Sabrina is a fairytale love story set around themes of rivalry and class. Sabrina Fairchild (Audrey Hepburn) is a chauffer’s daughter, living on a large Long Island Estate. For some time she’s been in love with the rich and careless David Larrabee (William Holden) who barely notices her. After two years studying in Paris, the grownup Sabrina returns a beautiful and sophisticated woman and David falls in love. The couple’s relationship threatens to derail a big merger for the family company so David’s brother Linus (Humphrey Bogart) decides to woo the girl himself before packing her back off to Paris.
This film is one of several in my girlfriend’s DVD collection that I’ve been meaning to watch for a while. Hepburn is her favourite actress but it was Sabrina I chose over other films because of the male stars. I’ll happily watch anything Bogart and Holden are in but have to say that I was a little disappointed with this film. The stars failed to gel on screen and a little reading tells me that Bogart was unhappy for the duration of the shoot with both director Billy Wilder and his co-star Hepburn who he believed needed too many takes to get her dialogue right. There was better chemistry between Holden and Hepburn which isn’t surprising as the two began a brief affair while shooting the movie.
Another problem I had with the movie is that I didn’t really like the characters so was never rooting for them. Holden’s David was spoilt and a little obnoxious and only recognised Sabrina’s beauty when she was all dolled up in tight dresses and bright red lipstick. He is the sort of playboy who gets everything for free and does little to deserve it. Sabrina is a girl who is madly in love with a doofus who is far too old for her and then falls for the brother who is older still. The dynamic never felt right as the age differences were too great. It’s mentioned in the script a couple of times but Bogart was thirty years older than Hepburn. It didn’t really work. Bogart’s Linus was the only character I had any affection for but this waned as the film progressed.
As a romance the film has its sweet moments and there’s some romantic dancing which I enjoyed but because I wasn’t on the character’s sides, I didn’t really care if they got together or not. For a working class girl made good, Sabrina isn’t particularly sympathetic. Even her long suffering father, caught in the middle of the various romances, comes across as a snob. There are some nice shifts in the dynamic of the relationships and several realisations of feelings but they’re always expected. The film doesn’t provide as many unexpected turns or funny lines as I’ve become accustomed to seeing in a Billy Wilder script. Something I did enjoy was a little bit of self promotion. In one scene, two of the characters step out to see a play. The title is mentioned a couple of times and just happens to be Wilder’s next picture, The Seven Year Itch. It’s a cheeky bit of marketing but was a clever idea.

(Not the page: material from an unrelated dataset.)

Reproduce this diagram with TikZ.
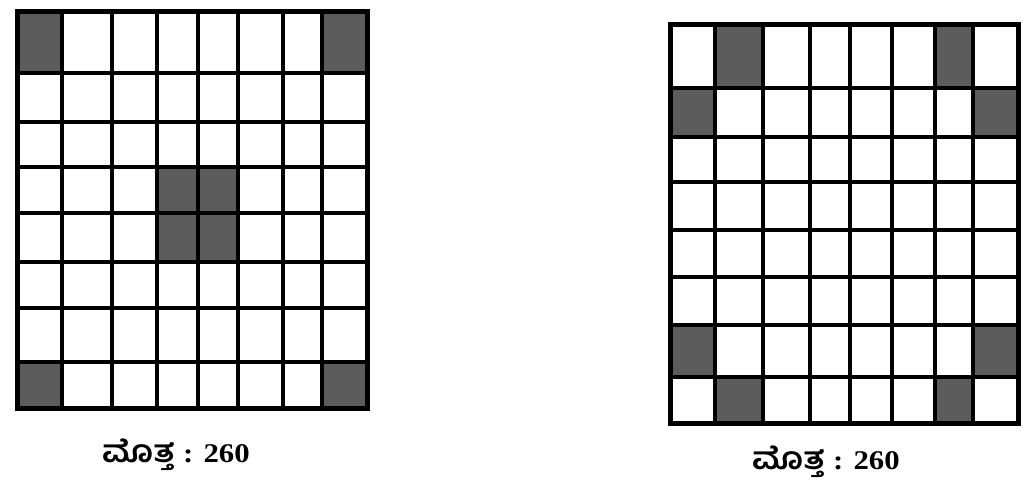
\documentclass[tikz,border=0pt]{standalone}
\usepackage{graphicx}
\usepackage{fontspec}
\setmainfont{Liberation Serif}
\newfontfamily\kanfont[Script=Kannada]{Hind Mysuru}
\tikzset{
  shade cell/.style={fill=black!64, draw=none},
  gridline/.style={line width=4.3pt, line cap=rect},
  outerline/.style={line width=5pt, line join=miter},
  sumlabel/.style={anchor=base west, inner sep=0pt, font=\fontsize{27}{30}\selectfont\bfseries}
}
\newcommand{\sumtext}{\scalebox{1.14}[1]{{\fontsize{31}{34}\selectfont\kanfont ಮೊತ್ತ} : 260}}
\begin{document}
\begin{tikzpicture}[x=1pt,y=-1pt]
\useasboundingbox (0,0) rectangle (1036,495);
\fill[white] (0,0) rectangle (1036,495);
% ---------- left grid ----------
\fill[shade cell] (17,12) rectangle (62,73);
\fill[shade cell] (322,12) rectangle (367,73);
\fill[shade cell] (157,167) rectangle (238,262);
\fill[shade cell] (17,362) rectangle (62,408);
\fill[shade cell] (322,362) rectangle (367,408);
\foreach \x in {62,112,157,198,238,283,322}
  \draw[gridline] (\x,12) -- (\x,408);
\foreach \y in {73,122,167,213,262,308,362}
  \draw[gridline] (17,\y) -- (367,\y);
\draw[outerline] (17,12) rectangle (367,408);
% ---------- right grid ----------
\fill[shade cell] (715,25) rectangle (763,88);
\fill[shade cell] (935,25) rectangle (973,88);
\fill[shade cell] (670,88) rectangle (715,137);
\fill[shade cell] (973,88) rectangle (1018,137);
\fill[shade cell] (670,325) rectangle (715,377);
\fill[shade cell] (973,325) rectangle (1018,377);
\fill[shade cell] (715,377) rectangle (763,423);
\fill[shade cell] (935,377) rectangle (973,423);
\foreach \x in {715,763,810,850,892,935,973}
  \draw[gridline] (\x,25) -- (\x,423);
\foreach \y in {88,137,182,230,277,325,377}
  \draw[gridline] (670,\y) -- (1018,\y);
\draw[outerline] (670,25) rectangle (1018,423);
% ---------- labels ----------
\node[sumlabel] (suml) at (102,462) {\sumtext};
\node[sumlabel] (sumr) at (752,469) {\sumtext};
\end{tikzpicture}
\end{document}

The film, like a lot of Hepburn’s, is noticeable for its costumes. Hepburn looks statuesque and stunning in the various dresses which earned costume designer Edith Head an Oscar. It’s long been rumoured that it was in fact Givenchy that designed the dresses though this is still disputed. The cars also look great and the final boardroom scene is well designed with a window overlooking an important view. In the end Sabrina is a little unremarkable which is surprising given its remarkable cast and director. It’s sweet in places but the casting doesn’t really work and the script stagnates slightly while remaining always obvious.
- As well as its one win, the film was nominated for a further five Oscars including Best Actress, Director and Screenplay.
- The stars salaries differed drastically. Bogart got $300,000, Holden got $150,000, and Hepburn only $15,000.
- Carey Grant was wanted for the role of Linus but turned it down. Bogart never liked being the second choice.